Direction
Extract every line from the records below that contains the word "this".

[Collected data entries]

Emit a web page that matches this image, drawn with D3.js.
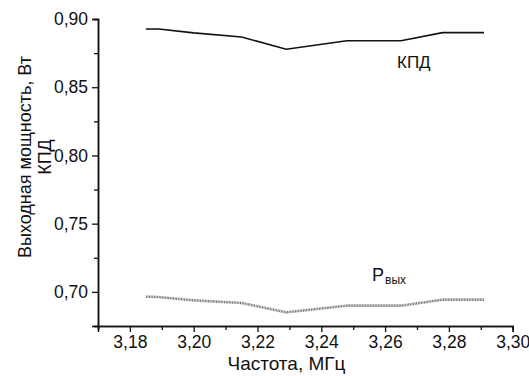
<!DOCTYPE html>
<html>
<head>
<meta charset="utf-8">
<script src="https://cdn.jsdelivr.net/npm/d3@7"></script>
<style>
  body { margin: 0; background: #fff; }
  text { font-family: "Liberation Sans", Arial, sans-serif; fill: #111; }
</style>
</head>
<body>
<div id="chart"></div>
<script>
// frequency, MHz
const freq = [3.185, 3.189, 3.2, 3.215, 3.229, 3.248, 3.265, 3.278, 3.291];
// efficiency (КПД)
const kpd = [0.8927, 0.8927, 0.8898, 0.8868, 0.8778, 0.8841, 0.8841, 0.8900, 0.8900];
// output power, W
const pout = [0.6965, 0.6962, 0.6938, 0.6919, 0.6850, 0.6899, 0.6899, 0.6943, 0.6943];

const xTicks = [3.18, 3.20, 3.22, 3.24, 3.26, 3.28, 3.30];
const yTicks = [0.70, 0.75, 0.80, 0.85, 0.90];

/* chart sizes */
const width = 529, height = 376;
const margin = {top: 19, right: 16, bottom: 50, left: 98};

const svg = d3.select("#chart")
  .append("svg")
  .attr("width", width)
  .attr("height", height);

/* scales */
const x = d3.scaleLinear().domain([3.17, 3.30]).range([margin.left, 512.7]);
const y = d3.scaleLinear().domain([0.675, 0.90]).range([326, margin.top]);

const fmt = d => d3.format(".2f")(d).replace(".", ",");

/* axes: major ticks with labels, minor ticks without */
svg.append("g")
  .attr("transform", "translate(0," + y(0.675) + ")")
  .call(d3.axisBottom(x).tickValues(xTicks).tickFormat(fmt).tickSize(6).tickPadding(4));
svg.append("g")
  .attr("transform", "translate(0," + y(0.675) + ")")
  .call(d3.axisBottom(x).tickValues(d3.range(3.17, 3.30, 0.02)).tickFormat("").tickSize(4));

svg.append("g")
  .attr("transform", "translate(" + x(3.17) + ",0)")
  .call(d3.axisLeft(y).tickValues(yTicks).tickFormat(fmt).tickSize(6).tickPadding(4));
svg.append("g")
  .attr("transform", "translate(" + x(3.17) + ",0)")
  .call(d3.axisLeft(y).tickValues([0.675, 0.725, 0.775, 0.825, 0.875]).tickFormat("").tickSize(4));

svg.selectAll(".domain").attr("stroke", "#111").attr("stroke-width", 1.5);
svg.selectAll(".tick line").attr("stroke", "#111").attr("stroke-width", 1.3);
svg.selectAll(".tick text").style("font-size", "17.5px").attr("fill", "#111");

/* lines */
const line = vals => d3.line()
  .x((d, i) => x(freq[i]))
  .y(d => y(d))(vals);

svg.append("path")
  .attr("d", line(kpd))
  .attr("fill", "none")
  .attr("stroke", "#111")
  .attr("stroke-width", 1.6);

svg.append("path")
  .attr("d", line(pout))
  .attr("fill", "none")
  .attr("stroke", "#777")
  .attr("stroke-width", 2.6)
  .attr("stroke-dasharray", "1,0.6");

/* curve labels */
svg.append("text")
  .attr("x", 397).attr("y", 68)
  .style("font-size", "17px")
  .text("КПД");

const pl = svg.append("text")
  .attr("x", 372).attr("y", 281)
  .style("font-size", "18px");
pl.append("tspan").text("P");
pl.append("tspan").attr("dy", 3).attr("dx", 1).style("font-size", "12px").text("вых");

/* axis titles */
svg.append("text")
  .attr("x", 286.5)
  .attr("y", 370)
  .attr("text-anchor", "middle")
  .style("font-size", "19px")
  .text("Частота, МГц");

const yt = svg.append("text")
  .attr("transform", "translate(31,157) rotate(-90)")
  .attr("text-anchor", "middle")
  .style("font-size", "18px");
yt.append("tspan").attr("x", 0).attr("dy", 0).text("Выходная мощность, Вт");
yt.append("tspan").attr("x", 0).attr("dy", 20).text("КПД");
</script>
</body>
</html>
---
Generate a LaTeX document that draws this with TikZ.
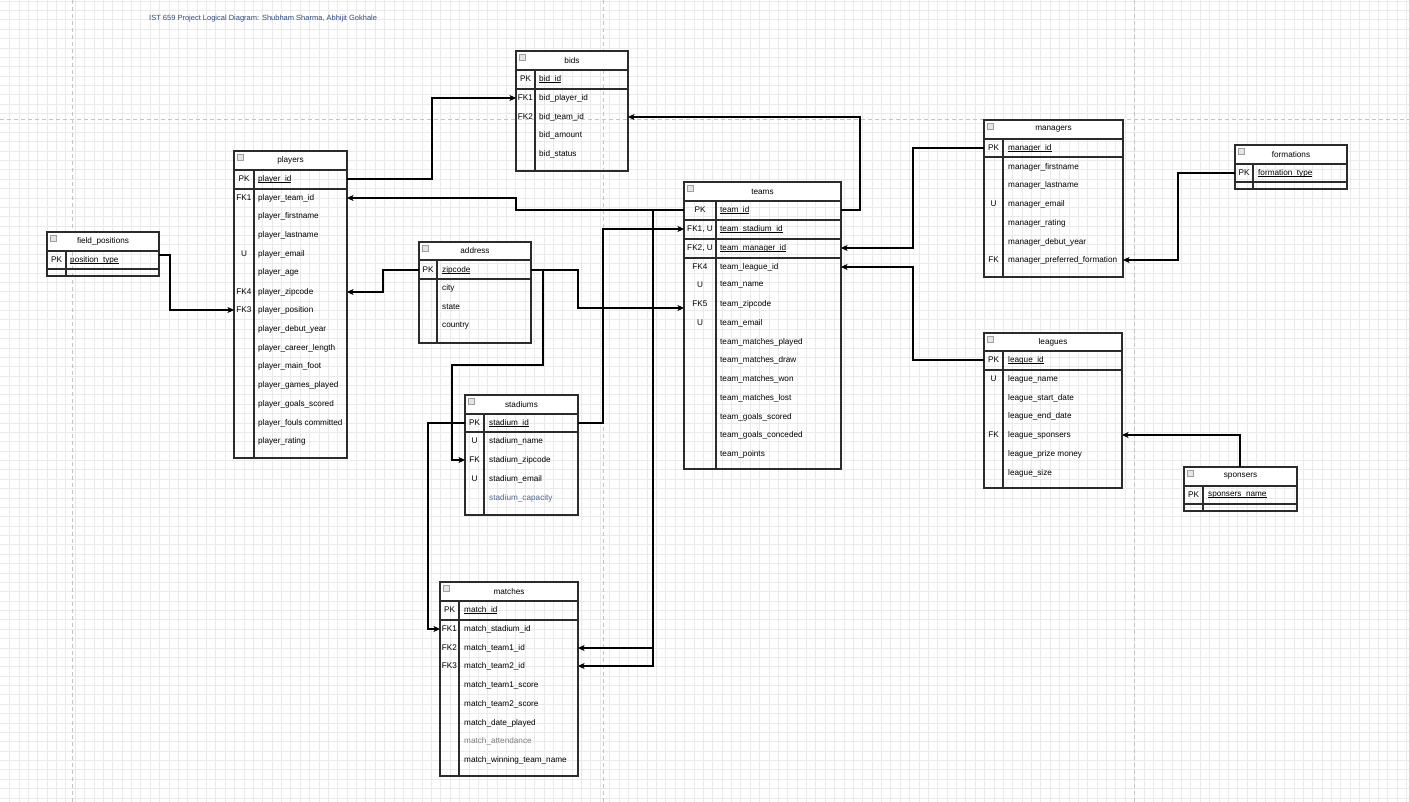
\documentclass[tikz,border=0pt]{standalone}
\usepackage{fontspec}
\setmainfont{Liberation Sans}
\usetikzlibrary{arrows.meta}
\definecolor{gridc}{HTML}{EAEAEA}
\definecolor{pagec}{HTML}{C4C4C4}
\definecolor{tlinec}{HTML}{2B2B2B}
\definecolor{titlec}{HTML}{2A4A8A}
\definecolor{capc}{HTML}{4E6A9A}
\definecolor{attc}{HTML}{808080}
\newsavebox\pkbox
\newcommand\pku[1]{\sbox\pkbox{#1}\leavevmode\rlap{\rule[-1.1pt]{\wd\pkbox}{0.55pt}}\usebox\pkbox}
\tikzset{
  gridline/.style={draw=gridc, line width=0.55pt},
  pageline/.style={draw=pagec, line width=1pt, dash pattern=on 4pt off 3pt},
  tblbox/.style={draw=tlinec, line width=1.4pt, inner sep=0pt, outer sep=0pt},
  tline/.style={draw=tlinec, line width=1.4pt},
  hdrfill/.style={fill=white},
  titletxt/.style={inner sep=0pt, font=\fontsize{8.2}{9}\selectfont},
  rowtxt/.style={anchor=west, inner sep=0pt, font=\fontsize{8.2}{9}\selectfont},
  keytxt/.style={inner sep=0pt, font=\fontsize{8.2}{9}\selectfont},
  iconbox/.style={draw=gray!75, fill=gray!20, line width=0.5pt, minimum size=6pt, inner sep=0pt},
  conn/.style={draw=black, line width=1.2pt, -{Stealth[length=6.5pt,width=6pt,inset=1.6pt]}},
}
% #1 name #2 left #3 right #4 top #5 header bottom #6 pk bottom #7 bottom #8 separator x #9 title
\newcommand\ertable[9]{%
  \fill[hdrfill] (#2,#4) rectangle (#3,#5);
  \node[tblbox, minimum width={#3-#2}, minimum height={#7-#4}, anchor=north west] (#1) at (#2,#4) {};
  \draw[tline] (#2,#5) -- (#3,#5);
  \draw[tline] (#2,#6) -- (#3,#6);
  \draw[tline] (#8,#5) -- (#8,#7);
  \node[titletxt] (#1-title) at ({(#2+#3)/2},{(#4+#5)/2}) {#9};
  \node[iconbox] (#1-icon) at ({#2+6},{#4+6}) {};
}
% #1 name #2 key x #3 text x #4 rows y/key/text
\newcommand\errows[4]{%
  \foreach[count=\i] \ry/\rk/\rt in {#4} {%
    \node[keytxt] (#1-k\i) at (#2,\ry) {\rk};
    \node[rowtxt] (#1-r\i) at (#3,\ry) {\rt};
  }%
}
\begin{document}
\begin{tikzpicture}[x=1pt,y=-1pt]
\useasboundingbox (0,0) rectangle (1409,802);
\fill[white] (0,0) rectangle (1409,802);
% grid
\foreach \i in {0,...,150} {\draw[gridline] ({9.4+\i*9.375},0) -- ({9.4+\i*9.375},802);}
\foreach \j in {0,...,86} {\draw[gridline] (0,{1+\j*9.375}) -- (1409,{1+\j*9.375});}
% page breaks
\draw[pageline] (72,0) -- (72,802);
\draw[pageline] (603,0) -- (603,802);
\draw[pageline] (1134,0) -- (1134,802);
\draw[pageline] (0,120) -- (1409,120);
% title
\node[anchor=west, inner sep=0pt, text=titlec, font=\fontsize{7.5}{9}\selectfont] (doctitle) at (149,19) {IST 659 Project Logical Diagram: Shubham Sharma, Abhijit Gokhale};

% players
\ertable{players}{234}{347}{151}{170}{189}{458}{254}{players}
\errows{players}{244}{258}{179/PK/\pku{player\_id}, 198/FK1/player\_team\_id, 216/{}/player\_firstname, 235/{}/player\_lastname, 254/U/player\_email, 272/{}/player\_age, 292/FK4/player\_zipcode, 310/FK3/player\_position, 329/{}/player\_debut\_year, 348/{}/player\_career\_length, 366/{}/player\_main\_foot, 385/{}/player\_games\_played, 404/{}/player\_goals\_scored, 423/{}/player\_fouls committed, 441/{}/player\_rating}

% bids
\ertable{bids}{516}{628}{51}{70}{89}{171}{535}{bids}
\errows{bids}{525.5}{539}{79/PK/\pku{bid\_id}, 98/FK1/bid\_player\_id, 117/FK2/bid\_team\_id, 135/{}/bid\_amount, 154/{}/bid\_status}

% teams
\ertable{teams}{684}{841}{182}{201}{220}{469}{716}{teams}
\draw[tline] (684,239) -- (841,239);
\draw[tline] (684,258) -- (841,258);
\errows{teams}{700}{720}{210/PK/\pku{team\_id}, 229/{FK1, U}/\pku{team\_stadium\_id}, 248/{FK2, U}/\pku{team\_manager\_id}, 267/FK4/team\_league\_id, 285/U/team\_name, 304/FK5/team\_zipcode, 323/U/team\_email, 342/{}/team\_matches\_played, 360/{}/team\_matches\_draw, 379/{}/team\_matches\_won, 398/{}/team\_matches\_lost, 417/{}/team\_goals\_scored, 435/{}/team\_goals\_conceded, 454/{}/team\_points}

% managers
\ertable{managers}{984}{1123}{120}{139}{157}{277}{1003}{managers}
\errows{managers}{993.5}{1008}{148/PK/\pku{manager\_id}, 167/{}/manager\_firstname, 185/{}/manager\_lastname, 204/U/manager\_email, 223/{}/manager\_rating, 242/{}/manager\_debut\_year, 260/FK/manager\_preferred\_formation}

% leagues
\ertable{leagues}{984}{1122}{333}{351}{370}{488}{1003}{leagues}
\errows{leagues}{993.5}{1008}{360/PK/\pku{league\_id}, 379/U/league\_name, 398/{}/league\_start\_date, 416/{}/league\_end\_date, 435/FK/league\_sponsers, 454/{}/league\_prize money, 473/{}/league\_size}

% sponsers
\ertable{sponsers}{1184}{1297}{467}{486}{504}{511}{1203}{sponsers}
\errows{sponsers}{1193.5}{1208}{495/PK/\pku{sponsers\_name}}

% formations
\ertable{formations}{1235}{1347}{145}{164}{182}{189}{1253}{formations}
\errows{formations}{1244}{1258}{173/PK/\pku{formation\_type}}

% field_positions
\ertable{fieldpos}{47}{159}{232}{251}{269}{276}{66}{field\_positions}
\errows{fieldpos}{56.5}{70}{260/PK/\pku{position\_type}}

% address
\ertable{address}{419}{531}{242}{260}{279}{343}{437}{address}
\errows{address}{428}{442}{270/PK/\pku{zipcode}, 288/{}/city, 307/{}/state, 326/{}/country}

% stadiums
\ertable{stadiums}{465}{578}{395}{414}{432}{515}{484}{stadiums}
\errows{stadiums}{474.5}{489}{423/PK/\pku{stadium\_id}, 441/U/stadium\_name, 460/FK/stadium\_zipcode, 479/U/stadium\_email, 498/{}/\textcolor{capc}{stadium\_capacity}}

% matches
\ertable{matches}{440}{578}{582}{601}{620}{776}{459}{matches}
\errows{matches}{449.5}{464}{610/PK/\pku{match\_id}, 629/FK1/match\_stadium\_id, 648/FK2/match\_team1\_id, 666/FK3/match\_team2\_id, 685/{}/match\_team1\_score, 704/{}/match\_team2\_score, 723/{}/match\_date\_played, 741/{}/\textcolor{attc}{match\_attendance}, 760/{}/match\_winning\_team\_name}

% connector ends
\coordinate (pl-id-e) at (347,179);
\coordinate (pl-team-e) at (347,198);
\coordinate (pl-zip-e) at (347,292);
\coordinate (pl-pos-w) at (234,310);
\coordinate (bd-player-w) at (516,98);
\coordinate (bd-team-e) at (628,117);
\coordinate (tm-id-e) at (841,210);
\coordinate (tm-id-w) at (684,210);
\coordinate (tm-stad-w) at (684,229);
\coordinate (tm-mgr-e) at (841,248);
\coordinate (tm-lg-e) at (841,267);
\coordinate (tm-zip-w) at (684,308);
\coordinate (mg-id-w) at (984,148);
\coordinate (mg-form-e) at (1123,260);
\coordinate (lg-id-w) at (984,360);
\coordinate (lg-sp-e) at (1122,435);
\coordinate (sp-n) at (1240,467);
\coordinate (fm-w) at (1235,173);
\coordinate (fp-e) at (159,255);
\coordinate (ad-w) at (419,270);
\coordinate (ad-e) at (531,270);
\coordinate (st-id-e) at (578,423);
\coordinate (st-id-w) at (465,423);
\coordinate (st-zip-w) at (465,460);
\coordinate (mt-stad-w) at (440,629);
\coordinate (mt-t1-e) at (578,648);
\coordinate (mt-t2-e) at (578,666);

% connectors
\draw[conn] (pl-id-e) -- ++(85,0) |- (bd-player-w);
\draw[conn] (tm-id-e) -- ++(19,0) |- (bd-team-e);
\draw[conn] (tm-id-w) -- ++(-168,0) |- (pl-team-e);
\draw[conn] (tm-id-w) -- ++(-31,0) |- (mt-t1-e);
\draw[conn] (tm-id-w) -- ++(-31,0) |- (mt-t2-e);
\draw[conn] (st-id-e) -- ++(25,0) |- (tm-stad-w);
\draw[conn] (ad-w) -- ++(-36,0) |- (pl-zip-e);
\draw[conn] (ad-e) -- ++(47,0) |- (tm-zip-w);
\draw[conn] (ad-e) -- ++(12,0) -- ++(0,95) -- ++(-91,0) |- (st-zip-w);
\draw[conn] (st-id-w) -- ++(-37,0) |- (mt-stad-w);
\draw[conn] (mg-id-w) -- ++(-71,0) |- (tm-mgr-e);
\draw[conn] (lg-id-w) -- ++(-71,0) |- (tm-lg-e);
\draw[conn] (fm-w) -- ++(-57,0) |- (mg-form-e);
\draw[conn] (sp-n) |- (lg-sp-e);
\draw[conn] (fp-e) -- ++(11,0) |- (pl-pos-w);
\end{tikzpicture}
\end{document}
---
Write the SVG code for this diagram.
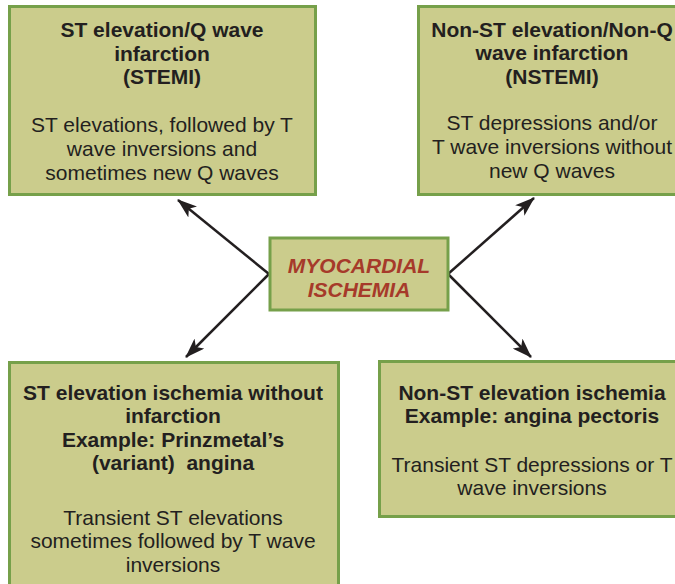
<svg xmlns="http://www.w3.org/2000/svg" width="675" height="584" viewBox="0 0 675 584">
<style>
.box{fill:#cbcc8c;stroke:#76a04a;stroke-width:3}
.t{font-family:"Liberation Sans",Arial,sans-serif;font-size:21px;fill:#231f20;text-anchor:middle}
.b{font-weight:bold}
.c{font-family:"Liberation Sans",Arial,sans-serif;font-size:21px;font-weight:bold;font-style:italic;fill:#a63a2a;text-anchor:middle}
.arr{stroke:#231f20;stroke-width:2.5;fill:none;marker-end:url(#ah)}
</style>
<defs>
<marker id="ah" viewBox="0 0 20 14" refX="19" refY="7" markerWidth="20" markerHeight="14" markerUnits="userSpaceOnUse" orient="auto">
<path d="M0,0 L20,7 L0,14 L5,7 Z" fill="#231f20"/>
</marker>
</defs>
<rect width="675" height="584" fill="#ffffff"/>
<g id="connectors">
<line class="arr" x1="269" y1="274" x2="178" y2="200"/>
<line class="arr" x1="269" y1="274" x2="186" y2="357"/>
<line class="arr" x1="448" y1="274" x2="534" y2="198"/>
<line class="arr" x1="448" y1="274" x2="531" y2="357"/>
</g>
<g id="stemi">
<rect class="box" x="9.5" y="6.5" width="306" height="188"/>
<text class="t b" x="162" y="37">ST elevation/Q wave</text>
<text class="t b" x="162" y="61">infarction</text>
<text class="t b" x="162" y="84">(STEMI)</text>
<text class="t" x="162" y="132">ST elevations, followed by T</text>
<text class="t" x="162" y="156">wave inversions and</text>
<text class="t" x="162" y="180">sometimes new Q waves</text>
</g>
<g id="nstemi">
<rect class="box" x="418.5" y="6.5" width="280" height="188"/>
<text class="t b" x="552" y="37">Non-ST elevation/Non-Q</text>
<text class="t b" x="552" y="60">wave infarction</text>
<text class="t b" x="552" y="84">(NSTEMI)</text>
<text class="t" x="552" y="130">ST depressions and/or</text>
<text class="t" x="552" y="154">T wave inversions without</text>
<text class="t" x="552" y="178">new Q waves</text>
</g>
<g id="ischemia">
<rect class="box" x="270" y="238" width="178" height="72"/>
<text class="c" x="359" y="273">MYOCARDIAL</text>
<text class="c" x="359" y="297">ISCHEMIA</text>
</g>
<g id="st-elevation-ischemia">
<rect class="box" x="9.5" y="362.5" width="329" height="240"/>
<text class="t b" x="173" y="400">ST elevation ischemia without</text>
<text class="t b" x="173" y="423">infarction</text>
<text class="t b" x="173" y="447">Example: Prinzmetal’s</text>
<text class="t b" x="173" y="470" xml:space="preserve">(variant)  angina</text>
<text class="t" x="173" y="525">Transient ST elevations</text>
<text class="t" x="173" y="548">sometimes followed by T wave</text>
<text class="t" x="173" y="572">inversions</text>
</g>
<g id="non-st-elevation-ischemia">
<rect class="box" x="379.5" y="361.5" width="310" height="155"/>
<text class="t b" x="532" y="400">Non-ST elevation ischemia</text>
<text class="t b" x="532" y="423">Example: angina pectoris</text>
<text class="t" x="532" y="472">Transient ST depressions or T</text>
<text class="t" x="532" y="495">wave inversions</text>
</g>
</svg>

Task solution
Emit a web page that matches this image, drawn with D3.js.
Generate a LaTeX document that draws this with TikZ.
Write the SVG code for this diagram.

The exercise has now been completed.